Preparing Coffee: V60 vs Chemex
Making coffee is an art, and it can get as complex as anything else.
While in the morning before work most of us settle for a few spoons covered with boiling water from our kettle, it does not mean that’s all there is to it. On the contrary, many people put extreme care and a lot of thought into the way they drink their coffee when it’s not meant to simply boost the energy levels. From that sort of thinking some of the most popular ways to prepare quality coffee emerged. Let’s look into two that you can see at coffee shops most often – V60 and Chemex.
First, let’s establish that the two are not drastically different, although the results they produce might vary quite significantly. Both are pour over methods, meaning you don’t boil the coffee or anything like that, you simply pour hot water over it. That way it turns out smooth and rich in flavours. However, the difference between the two lies in the thickness of the filter paper and consequently how long the draining process of the coffee takes, as well as the amount and the intensity of the coffee made.
Also known as Hario V60, this coffee dripping system was conceived in Japan and is a truly handy and rather straightforward way to make yourself a nice and smooth cup of this stimulating beverage. The name might seem peculiar, but it certainly has a reason behind it; the V stands for the shape and the 60 for the 60 degrees in which the sides are angled.

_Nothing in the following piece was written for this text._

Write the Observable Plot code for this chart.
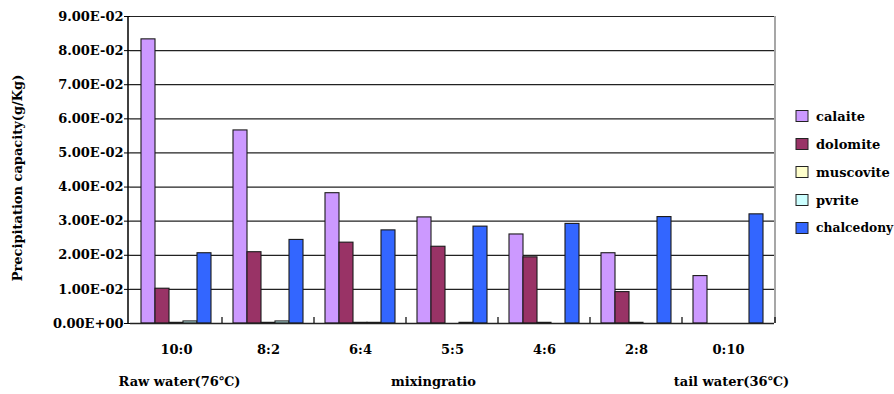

It gained popularity very quickly because it is minimalistic and portable, so many found it as a great alternative to simply pouring hot water over a few tablespoons of ground coffee. The way it functions is based on a couple of sharp ridges on the inside, making sure the flow of air is consistent and the water flow is steady and of appropriate pace. A large hole at the bottom collects the coffee that drips from the V shaped top into which you place the filter. There is a learning curve to it too! The angle and the speed with which you pour the water does affect how strong the coffee turns out to be. Make sure you look into some tips on how to do it right! V60s come in different sizes, so you can get one that makes a single cup or one that serves the whole family.
Considered to be a little more complex than V60, it must be admitted that Chemex even looks more high-end. A glass jug with a wooden neck and a leather tie will not only serve you well in making excellent coffee, but also be a nice aesthetic addition to your kitchen. It also requires paper filters, which are a little denser, so the coffee turns out to be completely sediment free. However, it tends to cost a lot more than V60 and it is even more complicated to get used to the pouring technique. At the end, which one you choose depends solely on your preferences.